Duas décimas e um zero à esquerda entram num teatro e...
Em contraponto ao desaparecimento das políticas públicas de cultura floresce a sua mercantilização
Há 22 anos, novo milénio a começar, e Mário Barradas finalizava assim um texto escrito para o livro dos 25 anos do Centro Dramático de Évora: «O Teatro, a Arte. Num país europeu em que, um dia, a percentagem do orçamento do Estado para a Cultura, não seja mais o irrisório 0,6% actual.»
22 anos mais de política de direita e estamos quatro furos abaixo (as décimas ficam contentes, incham de vaidade se lhes chamamos furos, principalmente quando ficam duas sozinhas, acompanhadas apenas por um zero à esquerda).
É neste contexto decimal, a fazer as contas da miséria, que se assinala o Dia Mundial do Teatro (27 de Março). Um contexto que a resposta do actual Governo PS à epidemia veio agravar ainda mais, colocando muitos milhares de trabalhadores da cultura numa situação calamitosa, sem trabalho, sem salário, sem habitação, ficando ainda mais sublinhado o carácter precário, altamente descartável, dos seus vínculos laborais.

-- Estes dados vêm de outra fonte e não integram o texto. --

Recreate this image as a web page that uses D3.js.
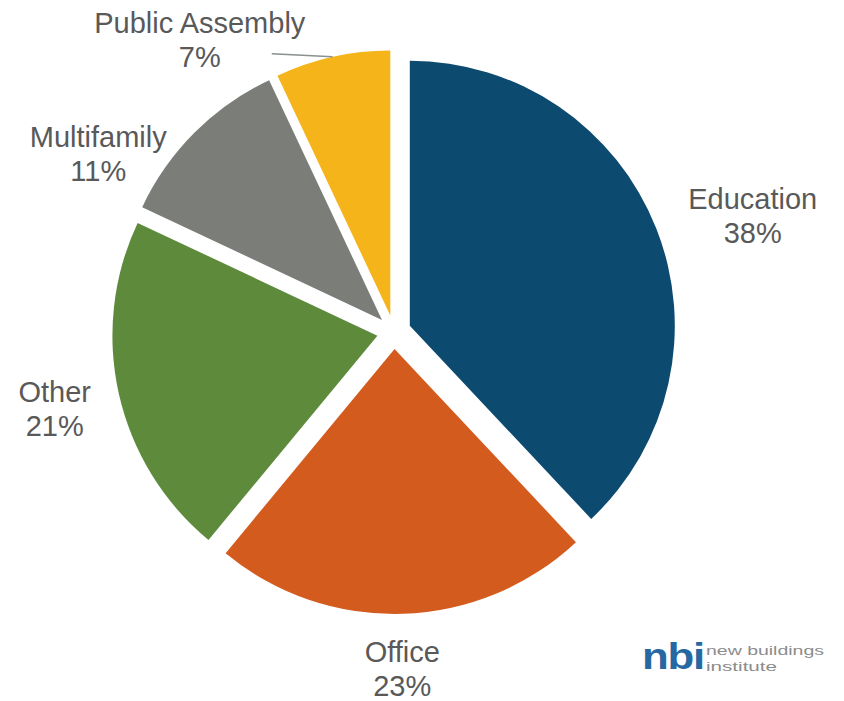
<!DOCTYPE html>
<html>
<head>
<meta charset="utf-8">
<script src="https://cdn.jsdelivr.net/npm/d3@7"></script>
<style>
  html, body { margin: 0; padding: 0; background: #fff; }
  svg { display: block; }
  text { font-family: "Liberation Sans", Arial, sans-serif; }
</style>
</head>
<body>
<svg id="chart" width="844" height="701"></svg>
<script>
// Building types and their shares (%)
const categories = ["Education", "Office", "Other", "Multifamily", "Public Assembly"];
const shares = [38, 23, 21, 11, 7];
const colors = ["#0d4a70", "#d45b1e", "#5e8a3c", "#7b7d79", "#f6b41b"];

// Label placement: angle shift (degrees) and distance from the pie centre
const labelLayout = {
  "Education":       { shift: 3.7,  dist: 377 },
  "Office":          { shift: 0.4,  dist: 337 },
  "Other":           { shift: -0.2, dist: 348 },
  "Multifamily":     { shift: -14,  dist: 345 },
  "Public Assembly": { shift: -21,  dist: 351, leader: [72, 14] }
};

const W = 844, H = 701;
const cx = 394, cy = 332;   // pie centre
const R = 265;               // pie radius
const explode = 17;          // distance each slice is pulled out

const svg = d3.select("#chart");
const data = categories.map((c, i) => ({ name: c, value: shares[i], color: colors[i] }));

const pie = d3.pie().sort(null).value(d => d.value).startAngle(0).endAngle(2 * Math.PI);
const arc = d3.arc().innerRadius(0).outerRadius(R);
const arcs = pie(data);

const g = svg.append("g").attr("transform", `translate(${cx},${cy})`);

const mid = d => (d.startAngle + d.endAngle) / 2;
const polar = (a, r) => [Math.sin(a) * r, -Math.cos(a) * r];

g.selectAll("path.slice")
  .data(arcs)
  .join("path")
  .attr("class", "slice")
  .attr("d", arc)
  .attr("fill", d => d.data.color)
  .attr("transform", d => {
    const [dx, dy] = polar(mid(d), explode);
    return `translate(${dx},${dy})`;
  });

// Category labels with percentages
const fmt = d3.format(".0f");
arcs.forEach(d => {
  const lay = labelLayout[d.data.name];
  const a = mid(d) + lay.shift * Math.PI / 180;
  const [lx, ly] = polar(a, lay.dist);
  const t = g.append("text")
    .attr("text-anchor", "middle")
    .attr("fill", "#595959")
    .style("font-size", "29px");
  t.append("tspan").attr("x", lx).attr("y", ly - 7).text(d.data.name);
  t.append("tspan").attr("x", lx).attr("y", ly + 27).text(fmt(d.data.value) + "%");

  if (lay.leader) {
    const [ex, ey] = polar(mid(d), R);
    const [ox, oy] = polar(mid(d), explode);
    g.append("line")
      .attr("x1", lx + lay.leader[0]).attr("y1", ly + lay.leader[1])
      .attr("x2", ex + ox).attr("y2", ey + oy)
      .attr("stroke", "#8a8f90")
      .attr("stroke-width", 1.5);
  }
});

// Logo
const logo = svg.append("g").attr("transform", "translate(642,669)");
logo.append("text")
  .attr("x", 0).attr("y", 0)
  .attr("fill", "#2668a2")
  .attr("textLength", 62)
  .attr("lengthAdjust", "spacingAndGlyphs")
  .style("font-size", "36px")
  .style("font-weight", "bold")
  .style("letter-spacing", "-1px")
  .text("nbi");
logo.append("text")
  .attr("x", 64).attr("y", -14)
  .attr("fill", "#8c8c8c")
  .attr("textLength", 118)
  .attr("lengthAdjust", "spacingAndGlyphs")
  .style("font-size", "13px")
  .style("font-weight", "300")
  .text("new buildings");
logo.append("text")
  .attr("x", 64).attr("y", 2)
  .attr("fill", "#8c8c8c")
  .attr("textLength", 71)
  .attr("lengthAdjust", "spacingAndGlyphs")
  .style("font-size", "13px")
  .style("font-weight", "300")
  .text("institute");
</script>
</body>
</html>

Uma situação a que o actual Governo não responde nem com as medidas de fundo necessárias há décadas, nem com as verdadeiras medidas de emergência que a situação epidémica exige.
Acumulam-se os problemas estruturais: a inexistência de perspectiva em relação à edificação de um Serviço Público de Cultura, a começar por um financiamento que o possibilite; a destruição de inúmeros projectos de dinamização e criação artística e cultural nas últimas décadas a que devemos somar aqueles que não tiveram sequer possibilidade de nascer; a constante pressão burocrática e o desinvestimento galopante que paira sobre aqueles que resistem; um programa de Apoio às Artes que todos os anos exclui de financiamento candidaturas consideradas válidas e elegíveis pelos próprios júris dos concursos; a total ausência de uma política de apoio ao Movimento Associativo e Popular e ao papel que este assume, em condições cada vez mais difíceis, de grandioso espaço onde milhares de amadores criam e fruem as artes e a cultura.
Luta pela Cultura
Em contraponto ao desaparecimento das políticas públicas de cultura floresce a mercantilização da cultura na sua lógica de lucro e hegemonia cultural, assente na produção de conteúdos massificados e altamente controlados a partir dos centros de comando do grande capital, em fluxo constante através de múltiplas plataformas, numa falsa diversidade, para consumo passivo, impondo explícita ou implicitamente uma ideia do mundo e da sociedade favorável à aceitação do capitalismo como sistema final da humanidade.
No entanto, como sabemos, a história não acaba aqui, as contradições avolumam-se, abrindo grandes potencialidades à resistência organizada.
A luta pela cultura, pela democratização do acesso às ferramentas da sua criação, fruição e promoção, pelo 1% para a cultura, pelo Serviço Público de Cultura, pelo direito dos trabalhadores da cultura a terem vínculos efectivos, são também aspectos da liberdade de criação e da batalha pelo conteúdo, que quando adquire um carácter emancipador e libertador contribui fortemente para a transformação do mundo.
Nota final: Duas décimas e um zero à esquerda entram num teatro e...
Este bem poderia ser o mote de um texto teatral para três personagens: PSD e CDS (uma décima para cada um) e PS (o zero à esquerda, naturalmente).